DATA:

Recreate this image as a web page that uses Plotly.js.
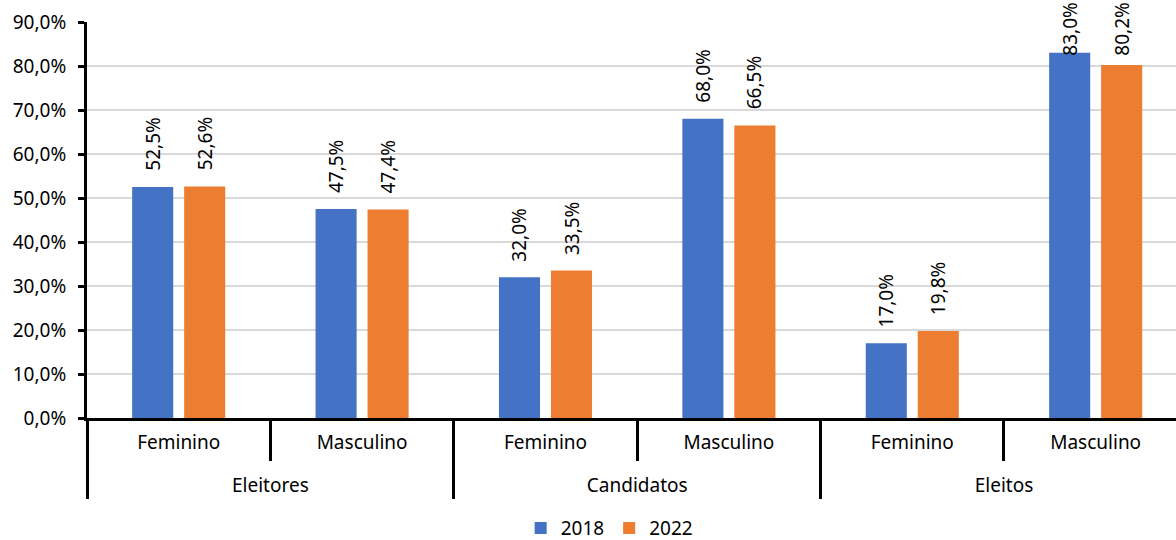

==

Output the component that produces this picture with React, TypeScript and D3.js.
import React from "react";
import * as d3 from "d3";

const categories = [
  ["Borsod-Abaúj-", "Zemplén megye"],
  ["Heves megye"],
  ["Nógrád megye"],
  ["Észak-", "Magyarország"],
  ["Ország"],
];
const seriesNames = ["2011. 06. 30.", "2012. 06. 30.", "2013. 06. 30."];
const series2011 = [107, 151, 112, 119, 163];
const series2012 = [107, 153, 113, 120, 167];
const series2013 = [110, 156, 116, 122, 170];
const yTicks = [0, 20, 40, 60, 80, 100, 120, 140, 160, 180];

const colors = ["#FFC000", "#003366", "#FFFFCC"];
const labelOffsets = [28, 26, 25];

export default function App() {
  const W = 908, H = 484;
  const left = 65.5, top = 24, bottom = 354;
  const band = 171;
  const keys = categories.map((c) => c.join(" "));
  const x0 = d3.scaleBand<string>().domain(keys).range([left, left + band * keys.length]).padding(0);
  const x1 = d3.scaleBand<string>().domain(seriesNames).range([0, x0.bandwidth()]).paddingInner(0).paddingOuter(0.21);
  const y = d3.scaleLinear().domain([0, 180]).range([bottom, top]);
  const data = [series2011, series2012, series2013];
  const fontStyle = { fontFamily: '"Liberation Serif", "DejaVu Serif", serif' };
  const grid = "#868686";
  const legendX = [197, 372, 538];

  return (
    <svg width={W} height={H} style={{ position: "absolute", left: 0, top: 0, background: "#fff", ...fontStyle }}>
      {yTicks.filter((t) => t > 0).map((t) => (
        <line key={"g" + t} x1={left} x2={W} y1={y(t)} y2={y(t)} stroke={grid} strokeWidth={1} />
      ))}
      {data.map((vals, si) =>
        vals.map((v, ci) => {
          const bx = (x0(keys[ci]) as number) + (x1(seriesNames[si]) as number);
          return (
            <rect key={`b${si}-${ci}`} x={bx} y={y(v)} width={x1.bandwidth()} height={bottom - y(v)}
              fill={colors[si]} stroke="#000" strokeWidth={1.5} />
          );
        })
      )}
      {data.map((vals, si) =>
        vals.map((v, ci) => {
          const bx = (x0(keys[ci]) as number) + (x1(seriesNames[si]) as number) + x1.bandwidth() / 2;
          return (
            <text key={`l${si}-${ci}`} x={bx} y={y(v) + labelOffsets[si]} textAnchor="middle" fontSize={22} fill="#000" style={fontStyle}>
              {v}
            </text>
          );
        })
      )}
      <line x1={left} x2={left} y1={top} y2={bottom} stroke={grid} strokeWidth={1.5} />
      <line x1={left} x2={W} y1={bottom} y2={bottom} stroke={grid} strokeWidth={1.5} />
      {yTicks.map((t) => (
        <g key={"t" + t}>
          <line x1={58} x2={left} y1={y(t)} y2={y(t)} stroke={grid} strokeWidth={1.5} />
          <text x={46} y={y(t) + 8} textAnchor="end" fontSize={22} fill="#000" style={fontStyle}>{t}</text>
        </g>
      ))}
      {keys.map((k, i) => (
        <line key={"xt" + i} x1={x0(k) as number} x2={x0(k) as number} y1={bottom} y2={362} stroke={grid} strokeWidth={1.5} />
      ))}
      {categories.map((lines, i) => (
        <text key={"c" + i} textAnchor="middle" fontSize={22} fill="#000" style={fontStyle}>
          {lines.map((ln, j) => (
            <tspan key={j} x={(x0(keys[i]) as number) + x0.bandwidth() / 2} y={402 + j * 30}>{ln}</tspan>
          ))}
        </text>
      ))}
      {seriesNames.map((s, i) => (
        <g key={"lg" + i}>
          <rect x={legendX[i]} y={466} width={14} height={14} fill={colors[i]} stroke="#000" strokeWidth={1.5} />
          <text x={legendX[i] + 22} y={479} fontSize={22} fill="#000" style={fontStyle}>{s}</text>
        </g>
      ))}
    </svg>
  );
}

---

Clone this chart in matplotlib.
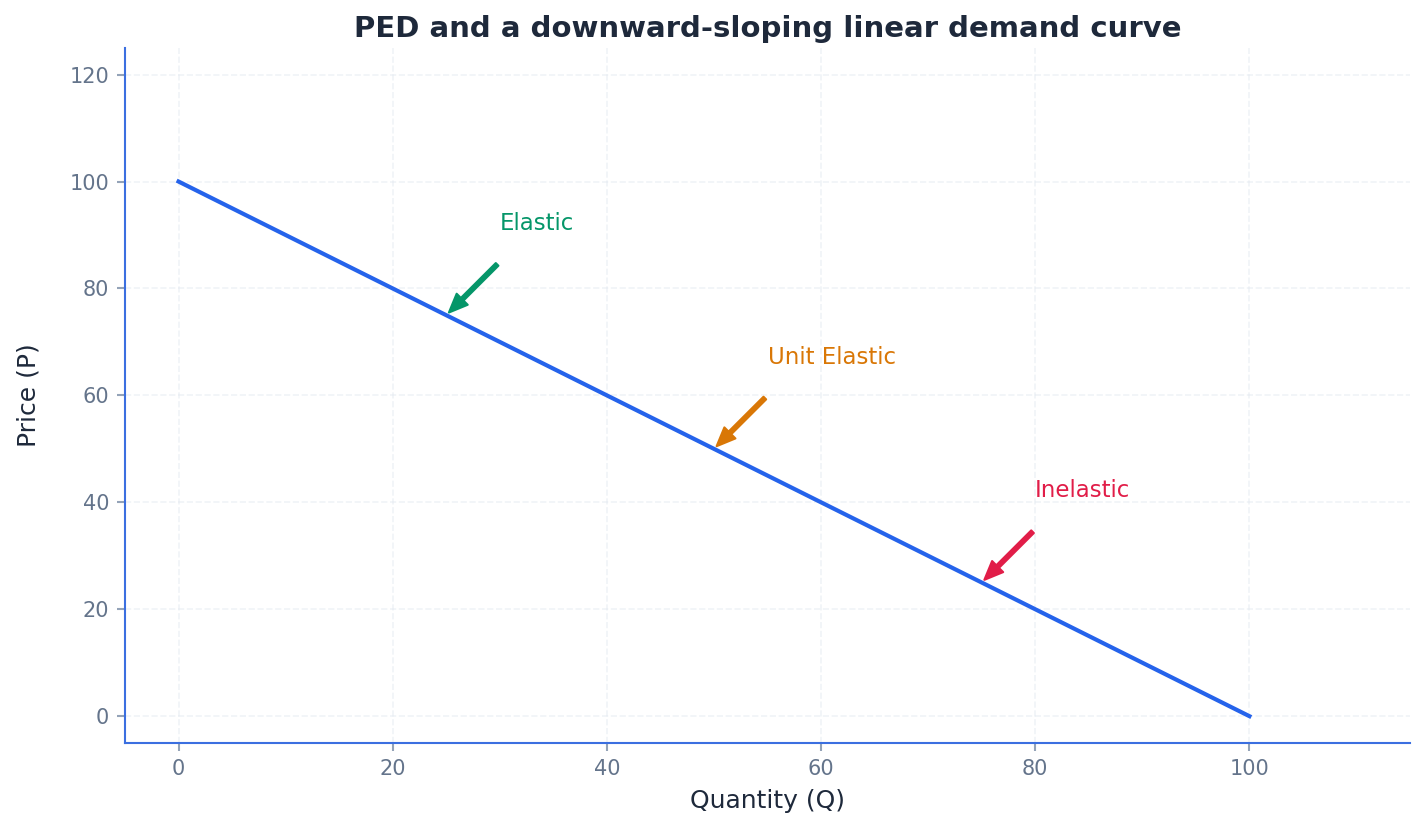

PROMPT: Count each line where the string "React" occurs, and write only the number.

COMPLETE OUTPUT: 2